Flicky is one of those intriguing titles that makes you wonder, "What the heck is all this about, then?!". I do not know what the heck this is all about then, to be honest, as the story is barely apparent during play, and glossed over somewhat fleetingly in the manual. This game has no need of stories or other trifling incidentals such as that. It has something far more important - actual gameplay. Yes, back in the golden age of gaming, developers used to be able to get away with releasing games that would be judged purely on the merits of their playability, without having to include hilariously redundant CG sequences and/or lots and lots of really big guns.
So then, Flicky is a game which came out aeons ago when the baby Jesus was still a baby and Cher had only just released his/her first album. Yes, it's that old! Vaguely connected through exceedingly tenuous means to Sonic the Hedgehog, the Flickies are a species of bird or some other kind of flying live things such as leaves on a windy day that have a tendency to get lost and/or have to be rescued. However, curiously, in this particular game the roles are reversed and you, Mr Flicky, are the one saving the poor little lost animals which are in this case bright yellow chicks seemingly with the intellect of buttered crumpets. To be brutally honest the only reason I know that they are not buttered crumpets is because I have never heard a buttered crumpet squeak when walked into before, except when it is steaming hot and the sprites for the yellow things have no steam coming out of them.
The means by which you rescue these sweet, innocent and pathetically stupid chicks are where the game gets interesting. In a typical level, you, Mr Flicky, appear through a door marked 'Exit' even though its role is multi-purpose as both an entrance and an exit and therefore misleadingly labelled, and begin your quest to gather together the little chickies by walking into them. The chicks will then follow you around the level like the limpets they are until you reach the entrance/exit door thing at which point they will suddenly rediscover their common sense and walk through it, avoiding the marauding tigers and iguanas that attempt to stop you with irritating frequency. Once all the stupid, noisy little creatures are through the door, hurrah! The level is complete and you get some points and a completely nonsensical bonus level in the form of catapulting chicks coming at you like wasps when you are eating a jam sandwich in July in a wooded area.
I do not know how many levels there are as the game is remarkably difficult in later levels and therefore despite my many, many hours of invested playing time, I have never actually completed this game. Oh cruel fate! Why must you taunt me so? Shall I never know the sweet kiss of the end of this game? The warm glow and gentle tears of emotion shed at the point of victory? Am I to be forever spurned by those darned tigers and their constant battering as they walk into Mr Flicky and cause him to break down into fits of hysteria, Oprah-guest style, despite the presence of what could laughably be referred to as 'weapons' in the form of bits of scenery which can be released when Flicky jumps and which may or may not hit a tiger? Why me? Why? This is a heavily censored account of what one might exclaim in woe and frustration after seeing the words 'Game Over' one too many times. The reality is, I yelled expletives even I had not heard before the last time I played. If nothing else, Flicky can help one to create new, exciting swear-words.
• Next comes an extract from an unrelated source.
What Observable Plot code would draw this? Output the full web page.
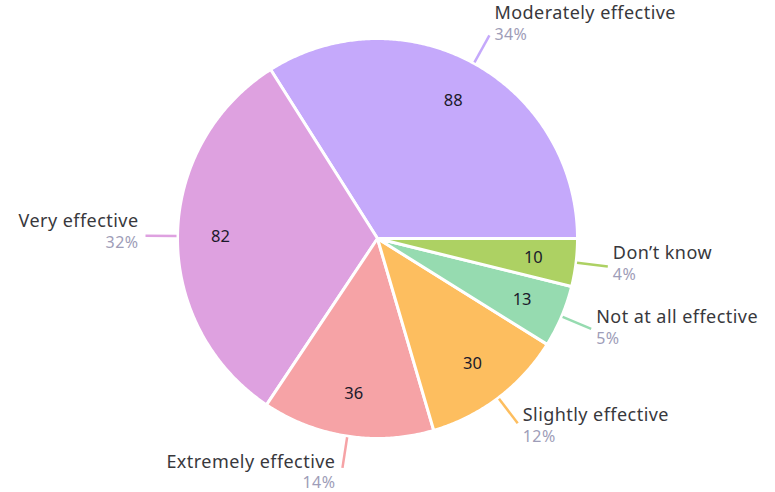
<!DOCTYPE html>
<html>
<head>
<meta charset="utf-8">
<script src="https://cdn.jsdelivr.net/npm/d3@7"></script>
<script src="https://cdn.jsdelivr.net/npm/@observablehq/plot@0.6"></script>
<style>
  html, body { margin: 0; padding: 0; background: #fff; }
  #chart svg { display: block; font-family: "Noto Sans", sans-serif; }
  #chart svg .lbl text { letter-spacing: 0.45px; }
</style>
</head>
<body>
<div id="chart"></div>
<script>
const categories = ["Moderately effective", "Very effective", "Extremely effective", "Slightly effective", "Not at all effective", "Don’t know"];
const counts = [88, 82, 36, 30, 13, 10];
const percentLabels = ["34%", "32%", "14%", "12%", "5%", "4%"];
const colors = ["#c5a9fb", "#dea1e0", "#f6a3a6", "#fdbe5f", "#96dbb0", "#add163"];

const W = 775, H = 492;
const cx = 377, cy = 238, R = 200;

const total = d3.sum(counts);
// angles counterclockwise from 3 o'clock (y up)
let acc = 0;
const slices = categories.map((c, i) => {
  const a0 = acc / total * 2 * Math.PI;
  acc += counts[i];
  const a1 = acc / total * 2 * Math.PI;
  return {cat: c, value: counts[i], pct: percentLabels[i], a0, a1, mid: (a0 + a1) / 2};
});

const polys = [];
for (const s of slices) {
  polys.push({cat: s.cat, x: 0, y: 0});
  const n = Math.max(2, Math.ceil((s.a1 - s.a0) / (Math.PI / 360)));
  for (let k = 0; k <= n; k++) {
    const a = s.a0 + (s.a1 - s.a0) * k / n;
    polys.push({cat: s.cat, x: R * Math.cos(a), y: R * Math.sin(a)});
  }
}

const rIn = R * 0.785, rLine0 = R + 1, rLine1 = R + 32;
const valuePts = slices.map(s => ({...s, x: rIn * Math.cos(s.mid), y: rIn * Math.sin(s.mid)}));
const leaders = slices.map(s => ({
  cat: s.cat,
  x1: rLine0 * Math.cos(s.mid), y1: rLine0 * Math.sin(s.mid),
  x2: rLine1 * Math.cos(s.mid), y2: rLine1 * Math.sin(s.mid)
}));
const labels = slices.map(s => {
  const c = Math.cos(s.mid), sn = Math.sin(s.mid);
  const right = c >= 0;
  return {
    ...s, right,
    x: rLine1 * c + (right ? 5 : -7),
    y: rLine1 * sn + 8.5 * sn
  };
});

const plot = Plot.plot({
  width: W,
  height: H,
  margin: 0,
  x: {domain: [-cx, W - cx], range: [0, W], axis: null},
  y: {domain: [cy - H, cy], range: [H, 0], axis: null},
  color: {domain: categories, range: colors},
  marks: [
    Plot.line(polys, {x: "x", y: "y", z: "cat", fill: "cat", stroke: "white", strokeWidth: 3, strokeLinejoin: "round", curve: "linear-closed"}),
    Plot.link(leaders, {x1: "x1", y1: "y1", x2: "x2", y2: "y2", stroke: "cat", strokeWidth: 2.5}),
    Plot.text(valuePts, {x: "x", y: "y", text: d => String(d.value), fontSize: 16.5, fill: "#1b1a2b"}),
    Plot.text(labels.filter(d => d.right), {x: "x", y: "y", text: "cat", textAnchor: "start", dy: -14.5, fontSize: 18, fill: "#38383c", className: "lbl"}),
    Plot.text(labels.filter(d => d.right), {x: "x", y: "y", text: "pct", textAnchor: "start", dy: 7, fontSize: 16, fill: "#9e9db8", className: "lbl"}),
    Plot.text(labels.filter(d => !d.right), {x: "x", y: "y", text: "cat", textAnchor: "end", dy: -14.5, fontSize: 18, fill: "#38383c", className: "lbl"}),
    Plot.text(labels.filter(d => !d.right), {x: "x", y: "y", text: "pct", textAnchor: "end", dy: 7, fontSize: 16, fill: "#9e9db8", className: "lbl"})
  ]
});
document.getElementById("chart").appendChild(plot);
</script>
</body>
</html>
Suffice it to say that the difficulty level, despite seducing the player initially with the kind of ease that would not be out of place in a Disney game, is mind-bendingly high after about the third level. It keeps increasing and increasing, drawing you into its cruel grasp and forcing you to suffer a slow and painful descent into breakdown. This is further facilitated by the late 1980s acid house style neon colours and constant squeals of the chickies, creating a hypnotic effect that would break even the most hardened cynic and maybe even someone as emotionally strong and manly as Gwyneth Paltrow or that guy at work who fixes the computers.
There is no replayability as frankly if you defeat the game at all ever then you are hardcore and 1337 and have the biggest balls in the world. So 'REplaying' is not really a factor. Playability is high though. It is certainly addictive.
This game is average. I think that it wants to take over the world by turning all gamers into unproductive mindless drones who go around trying to collect chicks and do little else, but hey, arguably they've already succeeded.